### INSTRUCTIONS FOR THE TASK
In the material below, the lines containing the word "page" are required; copy each of them.
--- START RECORDS TO USE ---
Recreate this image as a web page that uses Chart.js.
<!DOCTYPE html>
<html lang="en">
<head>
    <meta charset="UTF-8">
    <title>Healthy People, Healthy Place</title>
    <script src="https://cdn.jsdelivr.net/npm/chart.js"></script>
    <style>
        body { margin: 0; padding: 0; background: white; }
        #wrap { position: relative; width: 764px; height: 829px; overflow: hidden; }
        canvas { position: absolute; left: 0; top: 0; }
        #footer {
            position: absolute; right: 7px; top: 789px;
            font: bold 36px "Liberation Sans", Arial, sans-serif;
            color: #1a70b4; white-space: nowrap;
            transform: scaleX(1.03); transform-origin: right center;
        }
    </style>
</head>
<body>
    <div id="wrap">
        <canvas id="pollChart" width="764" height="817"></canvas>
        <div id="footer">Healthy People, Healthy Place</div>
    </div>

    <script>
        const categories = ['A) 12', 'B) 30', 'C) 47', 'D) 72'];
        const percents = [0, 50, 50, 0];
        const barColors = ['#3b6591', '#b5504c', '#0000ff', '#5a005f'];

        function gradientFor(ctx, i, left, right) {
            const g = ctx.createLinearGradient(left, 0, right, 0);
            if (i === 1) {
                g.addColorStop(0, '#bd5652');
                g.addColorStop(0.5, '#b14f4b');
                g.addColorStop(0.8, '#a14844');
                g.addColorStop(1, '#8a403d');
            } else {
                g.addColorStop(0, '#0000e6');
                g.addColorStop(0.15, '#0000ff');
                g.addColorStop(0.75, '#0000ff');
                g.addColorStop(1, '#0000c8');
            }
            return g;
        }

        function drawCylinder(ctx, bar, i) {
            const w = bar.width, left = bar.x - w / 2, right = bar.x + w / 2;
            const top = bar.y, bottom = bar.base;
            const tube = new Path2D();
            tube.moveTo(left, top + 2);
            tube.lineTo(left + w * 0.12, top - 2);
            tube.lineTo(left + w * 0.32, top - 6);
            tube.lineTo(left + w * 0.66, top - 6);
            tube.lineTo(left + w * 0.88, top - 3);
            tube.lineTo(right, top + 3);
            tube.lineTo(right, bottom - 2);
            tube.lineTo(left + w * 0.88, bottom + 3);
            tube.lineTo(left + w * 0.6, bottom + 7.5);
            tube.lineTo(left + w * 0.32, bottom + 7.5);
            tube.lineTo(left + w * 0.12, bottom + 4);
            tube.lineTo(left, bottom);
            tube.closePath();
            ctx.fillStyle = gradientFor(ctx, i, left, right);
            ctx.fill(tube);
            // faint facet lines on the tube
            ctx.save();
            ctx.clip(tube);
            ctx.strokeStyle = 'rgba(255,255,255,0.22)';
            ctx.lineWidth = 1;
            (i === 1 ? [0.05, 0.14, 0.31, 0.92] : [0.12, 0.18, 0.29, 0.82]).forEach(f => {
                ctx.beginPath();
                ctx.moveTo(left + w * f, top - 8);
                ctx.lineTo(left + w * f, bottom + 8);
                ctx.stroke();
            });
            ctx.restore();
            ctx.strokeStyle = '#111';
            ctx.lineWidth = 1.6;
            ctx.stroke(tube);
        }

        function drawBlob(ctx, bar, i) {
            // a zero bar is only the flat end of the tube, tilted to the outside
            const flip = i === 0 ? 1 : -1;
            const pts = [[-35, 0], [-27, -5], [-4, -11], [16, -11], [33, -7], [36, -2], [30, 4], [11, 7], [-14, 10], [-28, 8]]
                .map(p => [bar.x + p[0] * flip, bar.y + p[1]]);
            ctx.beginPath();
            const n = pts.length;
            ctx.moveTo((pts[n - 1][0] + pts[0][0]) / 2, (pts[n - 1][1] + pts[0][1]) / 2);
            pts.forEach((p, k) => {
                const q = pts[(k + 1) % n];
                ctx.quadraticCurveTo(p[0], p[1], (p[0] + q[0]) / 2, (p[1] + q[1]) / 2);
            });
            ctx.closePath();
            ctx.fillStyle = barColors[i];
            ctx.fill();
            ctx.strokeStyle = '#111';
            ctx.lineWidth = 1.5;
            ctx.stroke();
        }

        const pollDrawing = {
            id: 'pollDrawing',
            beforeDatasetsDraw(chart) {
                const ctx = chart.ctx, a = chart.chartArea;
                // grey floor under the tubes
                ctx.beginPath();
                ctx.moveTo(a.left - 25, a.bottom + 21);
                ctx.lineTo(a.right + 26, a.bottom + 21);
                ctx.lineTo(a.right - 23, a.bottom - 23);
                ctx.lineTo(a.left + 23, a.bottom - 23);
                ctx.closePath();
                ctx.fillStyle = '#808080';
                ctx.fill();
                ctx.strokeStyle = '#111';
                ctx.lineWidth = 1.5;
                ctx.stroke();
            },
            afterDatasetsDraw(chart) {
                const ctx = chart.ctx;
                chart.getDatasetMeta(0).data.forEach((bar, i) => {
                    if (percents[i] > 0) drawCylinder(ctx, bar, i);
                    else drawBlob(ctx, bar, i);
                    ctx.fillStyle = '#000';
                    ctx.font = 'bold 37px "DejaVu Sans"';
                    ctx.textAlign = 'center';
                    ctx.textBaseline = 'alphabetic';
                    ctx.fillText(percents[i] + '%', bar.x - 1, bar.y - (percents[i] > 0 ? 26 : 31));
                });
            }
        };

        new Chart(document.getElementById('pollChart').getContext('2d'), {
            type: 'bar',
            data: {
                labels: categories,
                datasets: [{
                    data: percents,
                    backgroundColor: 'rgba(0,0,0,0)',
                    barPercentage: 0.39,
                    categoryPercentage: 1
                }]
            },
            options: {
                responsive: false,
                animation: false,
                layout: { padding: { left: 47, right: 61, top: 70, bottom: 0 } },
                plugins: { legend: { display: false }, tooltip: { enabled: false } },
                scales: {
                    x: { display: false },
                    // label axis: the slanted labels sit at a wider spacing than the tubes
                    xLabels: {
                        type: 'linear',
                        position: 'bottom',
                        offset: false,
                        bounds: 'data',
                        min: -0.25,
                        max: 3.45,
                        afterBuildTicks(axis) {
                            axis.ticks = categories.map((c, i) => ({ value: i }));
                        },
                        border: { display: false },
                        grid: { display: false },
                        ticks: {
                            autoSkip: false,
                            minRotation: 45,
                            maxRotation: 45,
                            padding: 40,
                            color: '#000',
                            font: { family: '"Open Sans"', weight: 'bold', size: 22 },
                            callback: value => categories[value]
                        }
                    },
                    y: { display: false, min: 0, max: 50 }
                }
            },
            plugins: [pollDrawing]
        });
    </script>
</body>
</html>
--- END RECORDS TO USE ---
--- START RECORDS TO USE ---
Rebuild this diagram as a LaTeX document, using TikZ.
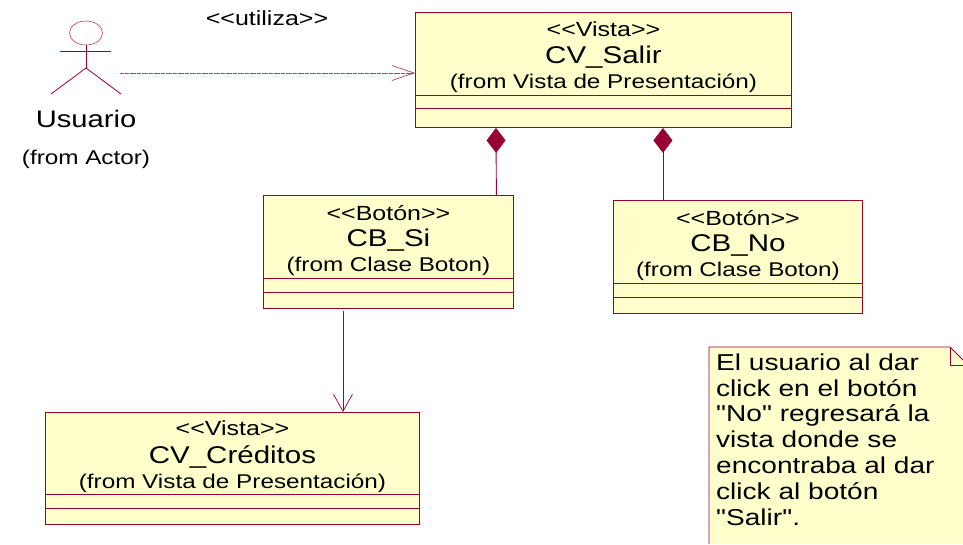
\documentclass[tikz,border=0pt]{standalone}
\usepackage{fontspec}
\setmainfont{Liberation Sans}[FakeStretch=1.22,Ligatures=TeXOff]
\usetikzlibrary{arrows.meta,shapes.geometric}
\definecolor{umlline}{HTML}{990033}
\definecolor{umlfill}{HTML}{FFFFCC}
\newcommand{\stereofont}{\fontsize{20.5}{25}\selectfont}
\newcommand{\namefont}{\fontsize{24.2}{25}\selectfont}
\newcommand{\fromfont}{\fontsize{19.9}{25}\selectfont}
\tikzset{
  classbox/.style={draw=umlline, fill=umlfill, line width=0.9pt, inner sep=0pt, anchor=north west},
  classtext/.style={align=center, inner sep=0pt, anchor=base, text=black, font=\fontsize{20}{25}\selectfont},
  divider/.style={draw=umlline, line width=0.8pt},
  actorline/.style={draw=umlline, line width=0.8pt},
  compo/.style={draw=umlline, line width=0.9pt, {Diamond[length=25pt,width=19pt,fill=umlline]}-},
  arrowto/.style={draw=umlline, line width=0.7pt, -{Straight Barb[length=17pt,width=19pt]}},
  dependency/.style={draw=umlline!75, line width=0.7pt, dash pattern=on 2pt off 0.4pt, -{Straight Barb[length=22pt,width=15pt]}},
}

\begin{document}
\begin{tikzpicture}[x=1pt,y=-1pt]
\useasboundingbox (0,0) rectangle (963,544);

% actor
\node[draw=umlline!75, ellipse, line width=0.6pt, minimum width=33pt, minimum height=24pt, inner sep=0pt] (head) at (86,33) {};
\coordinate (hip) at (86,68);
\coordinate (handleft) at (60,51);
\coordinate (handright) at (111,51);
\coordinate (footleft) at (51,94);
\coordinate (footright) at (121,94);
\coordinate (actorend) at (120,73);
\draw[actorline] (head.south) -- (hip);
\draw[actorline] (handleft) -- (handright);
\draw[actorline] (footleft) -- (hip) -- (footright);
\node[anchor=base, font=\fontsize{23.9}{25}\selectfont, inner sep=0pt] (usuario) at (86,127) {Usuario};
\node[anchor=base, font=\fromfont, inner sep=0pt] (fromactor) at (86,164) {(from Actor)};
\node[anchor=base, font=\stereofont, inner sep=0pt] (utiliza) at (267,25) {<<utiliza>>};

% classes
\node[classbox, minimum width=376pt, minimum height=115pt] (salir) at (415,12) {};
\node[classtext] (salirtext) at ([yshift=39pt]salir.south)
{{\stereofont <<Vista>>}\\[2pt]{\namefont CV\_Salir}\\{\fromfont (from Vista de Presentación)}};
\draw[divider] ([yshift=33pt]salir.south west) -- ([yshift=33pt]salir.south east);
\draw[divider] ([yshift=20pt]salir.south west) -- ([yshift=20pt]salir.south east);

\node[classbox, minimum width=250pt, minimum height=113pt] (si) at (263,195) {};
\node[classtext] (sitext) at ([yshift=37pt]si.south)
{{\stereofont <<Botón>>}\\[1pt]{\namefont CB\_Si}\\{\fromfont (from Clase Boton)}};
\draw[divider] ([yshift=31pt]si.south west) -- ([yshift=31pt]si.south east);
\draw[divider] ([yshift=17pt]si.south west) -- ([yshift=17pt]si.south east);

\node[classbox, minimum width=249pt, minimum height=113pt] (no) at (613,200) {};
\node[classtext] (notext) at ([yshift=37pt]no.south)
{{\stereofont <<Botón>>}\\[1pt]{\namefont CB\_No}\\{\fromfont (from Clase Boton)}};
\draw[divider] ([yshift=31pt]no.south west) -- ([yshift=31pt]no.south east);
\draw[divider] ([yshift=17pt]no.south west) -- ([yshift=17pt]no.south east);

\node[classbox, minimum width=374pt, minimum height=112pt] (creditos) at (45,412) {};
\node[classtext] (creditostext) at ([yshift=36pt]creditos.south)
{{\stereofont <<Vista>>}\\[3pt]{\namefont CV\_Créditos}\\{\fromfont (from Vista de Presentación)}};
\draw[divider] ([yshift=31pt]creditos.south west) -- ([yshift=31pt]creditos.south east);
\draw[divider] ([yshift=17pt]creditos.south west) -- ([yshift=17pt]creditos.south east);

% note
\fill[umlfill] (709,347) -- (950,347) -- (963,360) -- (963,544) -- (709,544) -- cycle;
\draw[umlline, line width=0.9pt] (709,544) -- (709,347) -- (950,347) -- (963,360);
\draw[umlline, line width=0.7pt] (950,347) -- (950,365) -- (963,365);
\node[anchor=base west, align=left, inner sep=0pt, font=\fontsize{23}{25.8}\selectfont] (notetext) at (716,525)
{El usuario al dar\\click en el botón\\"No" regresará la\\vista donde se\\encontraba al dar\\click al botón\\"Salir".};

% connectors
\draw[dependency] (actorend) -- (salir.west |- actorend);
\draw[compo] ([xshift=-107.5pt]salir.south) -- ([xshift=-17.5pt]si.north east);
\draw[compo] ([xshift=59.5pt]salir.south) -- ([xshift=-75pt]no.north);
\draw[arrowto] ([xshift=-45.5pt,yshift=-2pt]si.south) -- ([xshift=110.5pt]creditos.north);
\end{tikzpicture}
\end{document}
--- END RECORDS TO USE ---
--- START RECORDS TO USE ---
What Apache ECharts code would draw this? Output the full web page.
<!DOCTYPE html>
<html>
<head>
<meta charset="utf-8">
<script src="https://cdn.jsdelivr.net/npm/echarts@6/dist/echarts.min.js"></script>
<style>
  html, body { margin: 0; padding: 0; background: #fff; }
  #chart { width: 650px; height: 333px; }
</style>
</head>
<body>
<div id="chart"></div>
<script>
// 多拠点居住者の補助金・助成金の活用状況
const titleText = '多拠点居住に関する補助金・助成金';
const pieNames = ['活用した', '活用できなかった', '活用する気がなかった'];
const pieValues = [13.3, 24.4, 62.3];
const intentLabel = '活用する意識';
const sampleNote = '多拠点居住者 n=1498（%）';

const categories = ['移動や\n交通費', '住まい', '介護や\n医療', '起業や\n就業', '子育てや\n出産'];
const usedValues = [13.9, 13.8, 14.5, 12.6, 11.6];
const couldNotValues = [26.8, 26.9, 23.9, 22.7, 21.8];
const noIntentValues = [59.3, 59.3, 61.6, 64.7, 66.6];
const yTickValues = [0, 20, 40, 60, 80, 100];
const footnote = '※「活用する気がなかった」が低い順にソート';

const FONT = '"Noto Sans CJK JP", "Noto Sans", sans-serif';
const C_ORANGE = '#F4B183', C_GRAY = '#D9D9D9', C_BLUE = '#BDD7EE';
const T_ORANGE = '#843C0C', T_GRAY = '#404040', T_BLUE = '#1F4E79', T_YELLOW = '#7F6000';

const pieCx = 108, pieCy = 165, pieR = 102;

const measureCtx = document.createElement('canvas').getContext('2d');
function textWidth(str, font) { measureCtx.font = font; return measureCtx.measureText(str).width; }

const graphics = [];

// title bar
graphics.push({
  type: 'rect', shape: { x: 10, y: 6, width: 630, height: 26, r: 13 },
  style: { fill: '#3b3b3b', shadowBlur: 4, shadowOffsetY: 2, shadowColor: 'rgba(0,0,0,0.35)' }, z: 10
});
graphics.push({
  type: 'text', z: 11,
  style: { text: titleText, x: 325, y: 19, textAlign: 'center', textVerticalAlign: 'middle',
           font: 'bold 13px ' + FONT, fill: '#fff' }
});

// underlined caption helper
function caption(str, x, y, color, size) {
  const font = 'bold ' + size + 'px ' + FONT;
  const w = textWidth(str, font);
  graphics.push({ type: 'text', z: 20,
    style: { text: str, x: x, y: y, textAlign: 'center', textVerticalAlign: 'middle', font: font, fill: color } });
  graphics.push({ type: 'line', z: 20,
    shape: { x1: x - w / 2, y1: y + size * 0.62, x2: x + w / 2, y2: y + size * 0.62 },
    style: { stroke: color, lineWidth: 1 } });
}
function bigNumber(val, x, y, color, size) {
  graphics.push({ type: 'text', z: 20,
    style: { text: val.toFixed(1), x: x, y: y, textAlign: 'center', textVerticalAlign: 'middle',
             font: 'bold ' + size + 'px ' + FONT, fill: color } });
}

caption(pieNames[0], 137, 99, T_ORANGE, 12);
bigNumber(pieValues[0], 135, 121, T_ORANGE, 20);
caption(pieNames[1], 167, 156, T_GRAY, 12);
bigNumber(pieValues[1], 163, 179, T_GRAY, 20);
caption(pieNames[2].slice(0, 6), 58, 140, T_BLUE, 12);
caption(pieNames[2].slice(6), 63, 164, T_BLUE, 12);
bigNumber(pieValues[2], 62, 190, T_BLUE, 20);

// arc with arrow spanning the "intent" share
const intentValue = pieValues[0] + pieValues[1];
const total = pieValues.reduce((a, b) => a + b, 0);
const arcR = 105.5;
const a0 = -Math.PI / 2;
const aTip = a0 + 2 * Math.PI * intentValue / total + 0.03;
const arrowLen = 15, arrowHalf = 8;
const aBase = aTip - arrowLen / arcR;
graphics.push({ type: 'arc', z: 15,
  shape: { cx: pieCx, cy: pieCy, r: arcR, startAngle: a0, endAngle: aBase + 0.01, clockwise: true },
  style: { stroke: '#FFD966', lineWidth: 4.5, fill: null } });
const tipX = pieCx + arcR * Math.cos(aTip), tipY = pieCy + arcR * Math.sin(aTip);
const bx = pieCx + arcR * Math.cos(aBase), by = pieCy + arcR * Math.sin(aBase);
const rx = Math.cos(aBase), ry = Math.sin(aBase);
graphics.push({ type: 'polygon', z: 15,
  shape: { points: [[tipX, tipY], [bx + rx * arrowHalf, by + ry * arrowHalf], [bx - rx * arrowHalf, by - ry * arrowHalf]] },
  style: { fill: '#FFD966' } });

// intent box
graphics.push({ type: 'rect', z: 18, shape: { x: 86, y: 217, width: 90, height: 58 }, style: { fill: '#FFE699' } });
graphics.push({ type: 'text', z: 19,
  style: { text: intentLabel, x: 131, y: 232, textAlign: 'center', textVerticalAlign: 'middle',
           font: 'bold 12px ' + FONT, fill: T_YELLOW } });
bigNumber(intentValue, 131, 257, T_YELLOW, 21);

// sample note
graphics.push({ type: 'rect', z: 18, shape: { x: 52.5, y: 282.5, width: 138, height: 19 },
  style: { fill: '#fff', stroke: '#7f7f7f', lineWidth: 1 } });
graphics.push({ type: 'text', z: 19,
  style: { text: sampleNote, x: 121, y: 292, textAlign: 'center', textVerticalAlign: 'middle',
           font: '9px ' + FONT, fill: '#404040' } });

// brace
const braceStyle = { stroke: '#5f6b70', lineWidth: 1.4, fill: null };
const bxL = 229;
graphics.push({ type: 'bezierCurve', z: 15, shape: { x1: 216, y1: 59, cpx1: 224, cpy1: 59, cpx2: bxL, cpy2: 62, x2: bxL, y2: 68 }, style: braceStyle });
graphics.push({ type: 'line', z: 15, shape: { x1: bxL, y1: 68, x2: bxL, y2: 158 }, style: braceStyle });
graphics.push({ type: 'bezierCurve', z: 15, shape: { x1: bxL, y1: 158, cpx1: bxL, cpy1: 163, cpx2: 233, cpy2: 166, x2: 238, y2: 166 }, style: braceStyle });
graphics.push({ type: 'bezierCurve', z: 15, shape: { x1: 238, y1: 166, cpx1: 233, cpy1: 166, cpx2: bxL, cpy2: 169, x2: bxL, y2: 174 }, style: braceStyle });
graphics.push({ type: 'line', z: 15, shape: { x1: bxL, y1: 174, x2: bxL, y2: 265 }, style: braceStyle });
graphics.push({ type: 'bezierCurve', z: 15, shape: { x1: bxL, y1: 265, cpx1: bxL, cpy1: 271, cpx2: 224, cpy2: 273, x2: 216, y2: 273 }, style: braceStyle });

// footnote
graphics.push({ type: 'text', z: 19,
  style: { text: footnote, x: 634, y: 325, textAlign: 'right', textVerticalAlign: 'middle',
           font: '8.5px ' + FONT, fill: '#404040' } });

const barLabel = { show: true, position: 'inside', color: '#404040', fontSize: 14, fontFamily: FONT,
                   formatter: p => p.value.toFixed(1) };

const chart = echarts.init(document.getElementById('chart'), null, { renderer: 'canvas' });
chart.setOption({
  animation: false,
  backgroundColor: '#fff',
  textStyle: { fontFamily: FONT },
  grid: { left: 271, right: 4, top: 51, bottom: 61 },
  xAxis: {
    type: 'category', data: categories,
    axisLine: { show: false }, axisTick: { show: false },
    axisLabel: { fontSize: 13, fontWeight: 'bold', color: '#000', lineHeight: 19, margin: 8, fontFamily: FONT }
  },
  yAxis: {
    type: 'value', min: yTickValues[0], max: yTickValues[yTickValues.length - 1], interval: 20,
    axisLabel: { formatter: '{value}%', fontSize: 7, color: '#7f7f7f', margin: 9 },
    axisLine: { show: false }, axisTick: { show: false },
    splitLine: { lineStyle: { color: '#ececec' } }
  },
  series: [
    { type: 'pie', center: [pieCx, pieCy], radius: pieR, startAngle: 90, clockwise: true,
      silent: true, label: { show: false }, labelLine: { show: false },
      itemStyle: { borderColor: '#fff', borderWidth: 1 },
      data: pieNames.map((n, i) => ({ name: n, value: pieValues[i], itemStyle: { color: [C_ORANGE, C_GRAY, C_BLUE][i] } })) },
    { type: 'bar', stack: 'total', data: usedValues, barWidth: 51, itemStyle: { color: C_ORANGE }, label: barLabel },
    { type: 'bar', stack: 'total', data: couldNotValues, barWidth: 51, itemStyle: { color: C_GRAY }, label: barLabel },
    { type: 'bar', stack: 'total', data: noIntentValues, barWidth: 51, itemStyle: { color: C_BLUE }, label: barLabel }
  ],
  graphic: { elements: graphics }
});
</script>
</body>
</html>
--- END RECORDS TO USE ---
### CORRECT RESULT
Recreate this image as a web page that uses Chart.js.
What Apache ECharts code would draw this? Output the full web page.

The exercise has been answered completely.